The Pentagon has moved forcefully to block the release of new video evidence of prisoner abuse at Iraq's Abu Ghraib prison, arguing it would help recruit new Islamist insurgents and endanger American lives.
The request is contained in a motion filed in federal court by Joint Chiefs of Staff Chairman General Richard Myers in response to a plea by several human rights groups to make public 87 photographs and four videotapes made at Abu Ghraib by Specialist Joseph Darby that thus far have been kept under wraps.
Darby triggered the Abu Ghraib scandal last year when he turned over to military investigators extensive photographic and video evidence implicating his fellow military policemen in brutal abuse of prisoners.
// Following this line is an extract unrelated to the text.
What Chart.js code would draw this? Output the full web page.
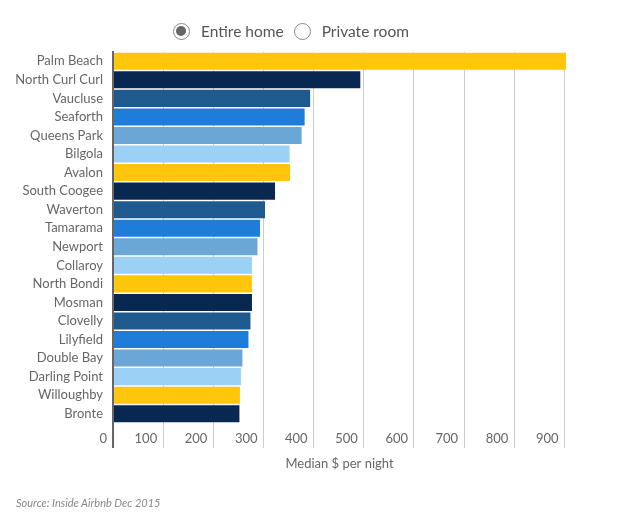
<!DOCTYPE html>
<html>
<head>
<meta charset="utf-8">
<script src="https://cdn.jsdelivr.net/npm/chart.js@4"></script>
<style>
  html, body { margin: 0; padding: 0; background: #fff; }
  #wrap { position: relative; width: 634px; height: 523px; font-family: Lato, "Open Sans", sans-serif; }
  #chartBox { position: absolute; left: 0; top: 0; width: 634px; height: 523px; }
  .legend { position: absolute; top: 22px; left: 173px; display: flex; align-items: center; color: #555; font-size: 15.5px; }
  .legend .item { display: flex; align-items: center; margin-right: 10px; }
  .legend .dot { width: 17px; height: 17px; border: 1.5px solid #888; border-radius: 50%; box-sizing: border-box; margin-right: 11px; position: relative; }
  .legend .dot.on::after { content: ""; position: absolute; left: 2px; top: 2px; width: 10px; height: 10px; border-radius: 50%; background: #666; }
  .source { position: absolute; left: 16px; top: 496px; font-size: 11px; font-style: italic; color: #888; }
</style>
</head>
<body>
<div id="wrap">
  <div id="chartBox"><canvas id="suburbChart"></canvas></div>
  <div class="legend">
    <div class="item"><span class="dot on"></span>Entire home</div>
    <div class="item"><span class="dot"></span>Private room</div>
  </div>
  <div class="source">Source: Inside Airbnb Dec 2015</div>
</div>
<script>
const suburbs = ['Palm Beach', 'North Curl Curl', 'Vaucluse', 'Seaforth', 'Queens Park', 'Bilgola', 'Avalon',
  'South Coogee', 'Waverton', 'Tamarama', 'Newport', 'Collaroy', 'North Bondi', 'Mosman', 'Clovelly',
  'Lilyfield', 'Double Bay', 'Darling Point', 'Willoughby', 'Bronte'];
const medianPrice = [903, 493, 393, 382, 376, 352, 353, 323, 303, 293, 288, 277, 277, 277, 274, 270, 258, 255, 253, 252];
const barColors = ['#FFC60B', '#082851', '#1E5A8E', '#1E7DD8', '#6BA7D6', '#9BD1F4'];
const xTicks = [0, 100, 200, 300, 400, 500, 600, 700, 800, 900];

const ctx = document.getElementById('suburbChart').getContext('2d');
new Chart(ctx, {
  type: 'bar',
  data: {
    labels: suburbs,
    datasets: [{
      label: 'Entire home',
      data: medianPrice,
      backgroundColor: suburbs.map((s, i) => barColors[i % barColors.length]),
      categoryPercentage: 1,
      barPercentage: 0.92,
    }],
  },
  options: {
    indexAxis: 'y',
    responsive: true,
    maintainAspectRatio: false,
    animation: false,
    layout: { padding: { top: 52, right: 68, left: 0, bottom: 0 } },
    plugins: {
      legend: { display: false },
      tooltip: { enabled: false },
    },
    scales: {
      x: {
        min: 0,
        max: Math.max(...medianPrice),
        afterBuildTicks: (scale) => {
          scale.ticks = xTicks.map(v => ({ value: v }));
        },
        afterFit: (scale) => { scale.height = 100; },
        border: { display: false },
        grid: {
          color: (c) => (c.tick && c.tick.value === 0 ? '#666' : '#ccc'),
          lineWidth: (c) => (c.tick && c.tick.value === 0 ? 2 : 1),
          tickLength: 25,
        },
        ticks: {
          align: 'end',
          labelOffset: -6,
          padding: -17,
          color: '#666',
          font: { family: 'Lato', size: 13 },
          maxRotation: 0,
        },
        title: {
          display: true,
          text: 'Median $ per night',
          color: '#666',
          font: { family: 'Lato', size: 13 },
          padding: { top: 0, bottom: 51 },
        },
      },
      y: {
        afterFit: (scale) => { scale.width = 113; },
        grid: { display: false, drawTicks: false },
        border: { display: true, color: '#666', width: 2 },
        ticks: {
          color: '#666',
          padding: 10,
          font: { family: 'Lato', size: 13 },
          autoSkip: false,
        },
      },
    },
  },
});
</script>
</body>
</html>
The pictures showed inmates piled up naked on the floor, cowering in front of snarling military dogs, chained to beds in stress positions, with women's underwear put over their heads, and forced to stand naked in front of female guards.
At least eight low-ranking US soldiers have been convicted or voluntarily pleaded guilty in the wake of the scandal that has sparked condemnation of the United States all around the world.
A Pentagon probe has cleared all top US commanders of any criminal responsibility in the matter.
But so far, only a fraction of pictures made by Specialist Darby have been released to the public.
A lawsuit filed by the American Civil Liberties Union (ACLU) and several other human rights groups with the US District Court in New York seeks to fill this gap by making the remaining pictures available.
But in an affidavit filed with the court on July 21 and unsealed this past week, Myers insists the release "would aid the recruitment effort and other activities of insurgent elements."
He further states that should the pictures become public, they will "endanger the lives and physical safety of the soldiers, sailors, airmen and marines in the United States Armed Forces presently serving in Iraq and Afghanistan."
The suit comes at a particularly sensitive time for the administration of President George W. Bush, which is trying to stem the erosion of public support for its policies in Iraq following a new spike in US casualties in that country.
As many as 61 percent of Americans expressed their disapproval of how the president is handling Iraq in the most recent Newsweek magazine survey.
Myers says he personally condemns "in the strongest terms" the misconduct and abuse depicted in the images.
But he argues the situation in Iraq is "dynamic and dangerous," with US forces and their allies having to face on average 70 attacks a day mounted by an insurgent army that now numbers about 16,000.
The top US military commander also suggests the release of new photos could have an effect similar to that caused by a since retracted Newsweek story about the desecration of the Koran at the US detention center at Guantanamo Bay, Cuba.
The story about the Islamic holy book allegedly being flushed down the toilet, which was published in April, sparked riots in Afghanistan that, according to Myers, claimed at least 17 lives.
But the general's arguments was sharply rebuffed by retired colonel Michael Pheneger, a former classmate of Myers' at the US Army War College and intelligence officer with experience in the Middle East.
Pheneger writes in court papers that Myers "mistakes propaganda for motivation."
"Insurgents average 70 attacks a day regardless of provocation as part of their effort to achieve specific objectives," the intelligence expert argues.
Meanwhile, ACLU Executive Director Anthony Romero insists the real reason the Pentagon is fighting the release of the new evidence is because it demonstrates "the failure of American leaders who placed our young men and women in compromising situations and are now seeking to blame them for it."